Faithfully return all lines, omitting every embedded picture.

****************

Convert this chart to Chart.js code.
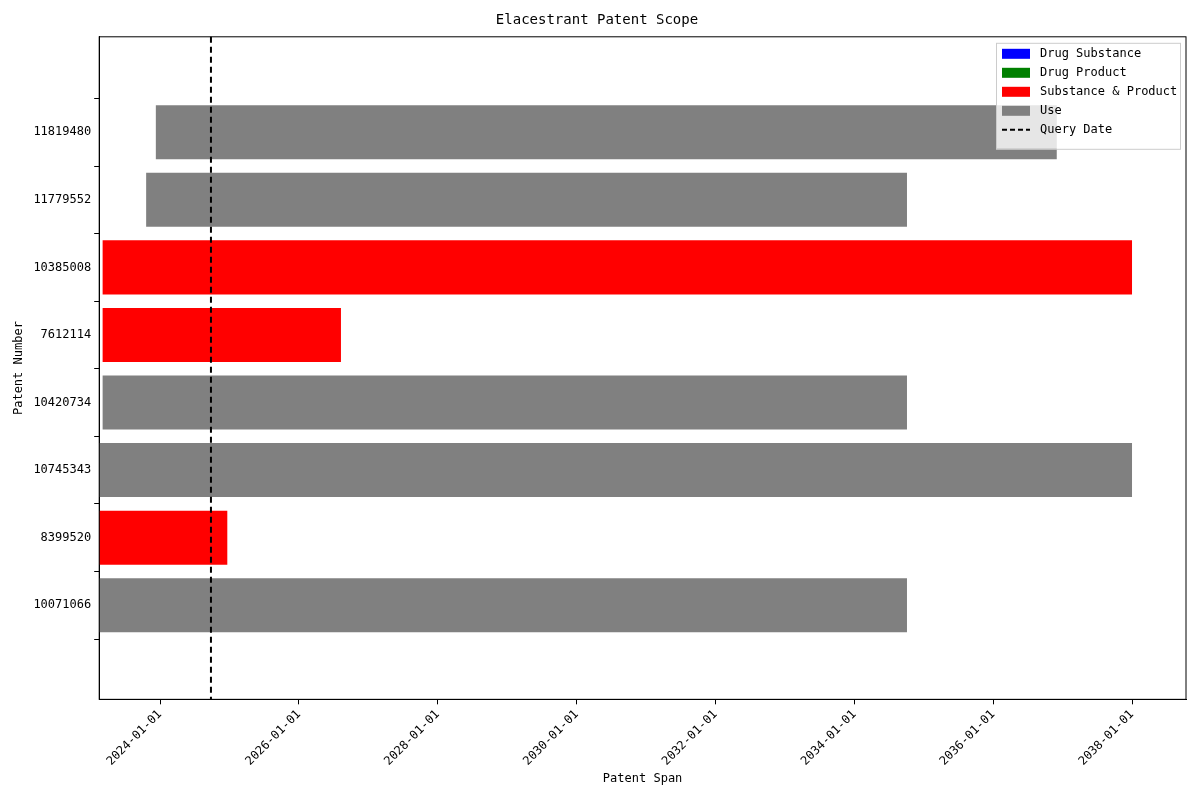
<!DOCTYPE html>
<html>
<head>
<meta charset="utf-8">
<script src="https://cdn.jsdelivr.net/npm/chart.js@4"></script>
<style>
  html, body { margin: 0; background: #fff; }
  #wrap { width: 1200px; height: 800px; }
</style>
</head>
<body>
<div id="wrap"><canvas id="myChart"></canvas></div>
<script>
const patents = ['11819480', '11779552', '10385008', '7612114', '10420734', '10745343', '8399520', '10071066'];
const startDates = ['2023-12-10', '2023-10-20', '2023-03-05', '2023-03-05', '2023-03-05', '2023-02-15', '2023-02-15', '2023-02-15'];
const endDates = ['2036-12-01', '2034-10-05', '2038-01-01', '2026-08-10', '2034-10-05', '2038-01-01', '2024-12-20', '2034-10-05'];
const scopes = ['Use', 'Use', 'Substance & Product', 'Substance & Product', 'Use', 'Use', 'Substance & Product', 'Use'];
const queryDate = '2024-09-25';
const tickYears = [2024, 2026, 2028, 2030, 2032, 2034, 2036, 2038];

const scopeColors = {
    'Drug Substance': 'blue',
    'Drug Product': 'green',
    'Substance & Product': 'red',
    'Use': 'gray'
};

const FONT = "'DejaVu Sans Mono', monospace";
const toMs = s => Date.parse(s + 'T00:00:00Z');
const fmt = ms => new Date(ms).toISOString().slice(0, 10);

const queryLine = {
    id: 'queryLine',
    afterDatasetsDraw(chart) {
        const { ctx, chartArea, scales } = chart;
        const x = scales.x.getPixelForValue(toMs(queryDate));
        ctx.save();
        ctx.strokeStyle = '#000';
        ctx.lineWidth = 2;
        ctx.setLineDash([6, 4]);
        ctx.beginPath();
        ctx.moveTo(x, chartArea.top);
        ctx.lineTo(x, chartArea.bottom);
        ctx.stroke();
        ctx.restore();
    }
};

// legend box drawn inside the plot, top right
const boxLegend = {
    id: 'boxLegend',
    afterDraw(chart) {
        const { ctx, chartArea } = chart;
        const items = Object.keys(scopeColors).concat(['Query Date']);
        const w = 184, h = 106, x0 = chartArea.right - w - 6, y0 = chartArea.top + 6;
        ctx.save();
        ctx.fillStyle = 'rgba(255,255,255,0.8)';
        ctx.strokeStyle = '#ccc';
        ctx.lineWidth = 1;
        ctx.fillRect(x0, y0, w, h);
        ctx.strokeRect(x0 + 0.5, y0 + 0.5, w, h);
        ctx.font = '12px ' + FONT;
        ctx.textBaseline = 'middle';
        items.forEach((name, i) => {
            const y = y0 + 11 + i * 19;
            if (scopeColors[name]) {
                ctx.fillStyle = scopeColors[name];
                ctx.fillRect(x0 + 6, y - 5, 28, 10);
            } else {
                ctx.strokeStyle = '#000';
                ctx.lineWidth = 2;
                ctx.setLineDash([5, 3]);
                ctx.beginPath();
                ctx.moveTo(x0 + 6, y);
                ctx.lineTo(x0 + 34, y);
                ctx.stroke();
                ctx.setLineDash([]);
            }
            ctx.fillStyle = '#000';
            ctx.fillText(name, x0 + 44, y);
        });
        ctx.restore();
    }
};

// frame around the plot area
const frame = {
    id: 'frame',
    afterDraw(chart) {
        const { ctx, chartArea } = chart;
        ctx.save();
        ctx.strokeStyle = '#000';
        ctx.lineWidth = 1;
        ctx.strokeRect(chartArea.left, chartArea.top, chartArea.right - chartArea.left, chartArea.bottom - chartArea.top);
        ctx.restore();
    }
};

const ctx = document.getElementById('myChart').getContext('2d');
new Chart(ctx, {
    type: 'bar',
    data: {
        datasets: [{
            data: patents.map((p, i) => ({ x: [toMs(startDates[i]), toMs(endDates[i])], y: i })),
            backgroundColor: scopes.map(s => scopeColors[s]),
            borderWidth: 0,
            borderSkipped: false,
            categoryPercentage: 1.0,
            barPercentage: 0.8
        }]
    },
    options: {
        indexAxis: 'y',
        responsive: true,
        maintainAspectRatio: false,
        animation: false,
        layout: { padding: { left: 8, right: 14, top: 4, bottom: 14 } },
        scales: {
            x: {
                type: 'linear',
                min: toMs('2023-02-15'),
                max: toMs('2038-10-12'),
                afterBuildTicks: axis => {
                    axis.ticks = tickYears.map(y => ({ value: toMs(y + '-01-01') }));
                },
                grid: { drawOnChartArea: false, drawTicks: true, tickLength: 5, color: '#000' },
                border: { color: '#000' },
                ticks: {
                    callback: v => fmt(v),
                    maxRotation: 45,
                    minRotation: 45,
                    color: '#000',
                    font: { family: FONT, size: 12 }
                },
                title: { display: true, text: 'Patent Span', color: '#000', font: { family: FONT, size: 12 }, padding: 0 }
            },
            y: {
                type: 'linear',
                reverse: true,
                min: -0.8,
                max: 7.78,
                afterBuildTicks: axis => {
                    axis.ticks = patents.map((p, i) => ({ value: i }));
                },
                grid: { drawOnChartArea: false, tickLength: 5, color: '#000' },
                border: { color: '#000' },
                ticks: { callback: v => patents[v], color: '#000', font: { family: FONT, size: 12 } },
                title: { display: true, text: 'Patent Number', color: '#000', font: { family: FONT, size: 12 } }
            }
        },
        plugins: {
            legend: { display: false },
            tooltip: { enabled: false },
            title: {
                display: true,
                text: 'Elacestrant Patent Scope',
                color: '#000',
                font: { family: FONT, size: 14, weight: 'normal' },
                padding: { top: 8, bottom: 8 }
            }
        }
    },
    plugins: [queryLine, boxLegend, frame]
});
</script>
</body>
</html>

****************

[Task output]:
Convert this chart to Chart.js code.
<!DOCTYPE html>
<html>
<head>
<meta charset="utf-8">
<script src="https://cdn.jsdelivr.net/npm/chart.js@4"></script>
<style>
  html, body { margin: 0; background: #fff; }
  #wrap { width: 1200px; height: 800px; }
</style>
</head>
<body>
<div id="wrap"><canvas id="myChart"></canvas></div>
<script>
const patents = ['11819480', '11779552', '10385008', '7612114', '10420734', '10745343', '8399520', '10071066'];
const startDates = ['2023-12-10', '2023-10-20', '2023-03-05', '2023-03-05', '2023-03-05', '2023-02-15', '2023-02-15', '2023-02-15'];
const endDates = ['2036-12-01', '2034-10-05', '2038-01-01', '2026-08-10', '2034-10-05', '2038-01-01', '2024-12-20', '2034-10-05'];
const scopes = ['Use', 'Use', 'Substance & Product', 'Substance & Product', 'Use', 'Use', 'Substance & Product', 'Use'];
const queryDate = '2024-09-25';
const tickYears = [2024, 2026, 2028, 2030, 2032, 2034, 2036, 2038];

const scopeColors = {
    'Drug Substance': 'blue',
    'Drug Product': 'green',
    'Substance & Product': 'red',
    'Use': 'gray'
};

const FONT = "'DejaVu Sans Mono', monospace";
const toMs = s => Date.parse(s + 'T00:00:00Z');
const fmt = ms => new Date(ms).toISOString().slice(0, 10);

const queryLine = {
    id: 'queryLine',
    afterDatasetsDraw(chart) {
        const { ctx, chartArea, scales } = chart;
        const x = scales.x.getPixelForValue(toMs(queryDate));
        ctx.save();
        ctx.strokeStyle = '#000';
        ctx.lineWidth = 2;
        ctx.setLineDash([6, 4]);
        ctx.beginPath();
        ctx.moveTo(x, chartArea.top);
        ctx.lineTo(x, chartArea.bottom);
        ctx.stroke();
        ctx.restore();
    }
};

// legend box drawn inside the plot, top right
const boxLegend = {
    id: 'boxLegend',
    afterDraw(chart) {
        const { ctx, chartArea } = chart;
        const items = Object.keys(scopeColors).concat(['Query Date']);
        const w = 184, h = 106, x0 = chartArea.right - w - 6, y0 = chartArea.top + 6;
        ctx.save();
        ctx.fillStyle = 'rgba(255,255,255,0.8)';
        ctx.strokeStyle = '#ccc';
        ctx.lineWidth = 1;
        ctx.fillRect(x0, y0, w, h);
        ctx.strokeRect(x0 + 0.5, y0 + 0.5, w, h);
        ctx.font = '12px ' + FONT;
        ctx.textBaseline = 'middle';
        items.forEach((name, i) => {
            const y = y0 + 11 + i * 19;
            if (scopeColors[name]) {
                ctx.fillStyle = scopeColors[name];
                ctx.fillRect(x0 + 6, y - 5, 28, 10);
            } else {
                ctx.strokeStyle = '#000';
                ctx.lineWidth = 2;
                ctx.setLineDash([5, 3]);
                ctx.beginPath();
                ctx.moveTo(x0 + 6, y);
                ctx.lineTo(x0 + 34, y);
                ctx.stroke();
                ctx.setLineDash([]);
            }
            ctx.fillStyle = '#000';
            ctx.fillText(name, x0 + 44, y);
        });
        ctx.restore();
    }
};

// frame around the plot area
const frame = {
    id: 'frame',
    afterDraw(chart) {
        const { ctx, chartArea } = chart;
        ctx.save();
        ctx.strokeStyle = '#000';
        ctx.lineWidth = 1;
        ctx.strokeRect(chartArea.left, chartArea.top, chartArea.right - chartArea.left, chartArea.bottom - chartArea.top);
        ctx.restore();
    }
};

const ctx = document.getElementById('myChart').getContext('2d');
new Chart(ctx, {
    type: 'bar',
    data: {
        datasets: [{
            data: patents.map((p, i) => ({ x: [toMs(startDates[i]), toMs(endDates[i])], y: i })),
            backgroundColor: scopes.map(s => scopeColors[s]),
            borderWidth: 0,
            borderSkipped: false,
            categoryPercentage: 1.0,
            barPercentage: 0.8
        }]
    },
    options: {
        indexAxis: 'y',
        responsive: true,
        maintainAspectRatio: false,
        animation: false,
        layout: { padding: { left: 8, right: 14, top: 4, bottom: 14 } },
        scales: {
            x: {
                type: 'linear',
                min: toMs('2023-02-15'),
                max: toMs('2038-10-12'),
                afterBuildTicks: axis => {
                    axis.ticks = tickYears.map(y => ({ value: toMs(y + '-01-01') }));
                },
                grid: { drawOnChartArea: false, drawTicks: true, tickLength: 5, color: '#000' },
                border: { color: '#000' },
                ticks: {
                    callback: v => fmt(v),
                    maxRotation: 45,
                    minRotation: 45,
                    color: '#000',
                    font: { family: FONT, size: 12 }
                },
                title: { display: true, text: 'Patent Span', color: '#000', font: { family: FONT, size: 12 }, padding: 0 }
            },
            y: {
                type: 'linear',
                reverse: true,
                min: -0.8,
                max: 7.78,
                afterBuildTicks: axis => {
                    axis.ticks = patents.map((p, i) => ({ value: i }));
                },
                grid: { drawOnChartArea: false, tickLength: 5, color: '#000' },
                border: { color: '#000' },
                ticks: { callback: v => patents[v], color: '#000', font: { family: FONT, size: 12 } },
                title: { display: true, text: 'Patent Number', color: '#000', font: { family: FONT, size: 12 } }
            }
        },
        plugins: {
            legend: { display: false },
            tooltip: { enabled: false },
            title: {
                display: true,
                text: 'Elacestrant Patent Scope',
                color: '#000',
                font: { family: FONT, size: 14, weight: 'normal' },
                padding: { top: 8, bottom: 8 }
            }
        }
    },
    plugins: [queryLine, boxLegend, frame]
});
</script>
</body>
</html>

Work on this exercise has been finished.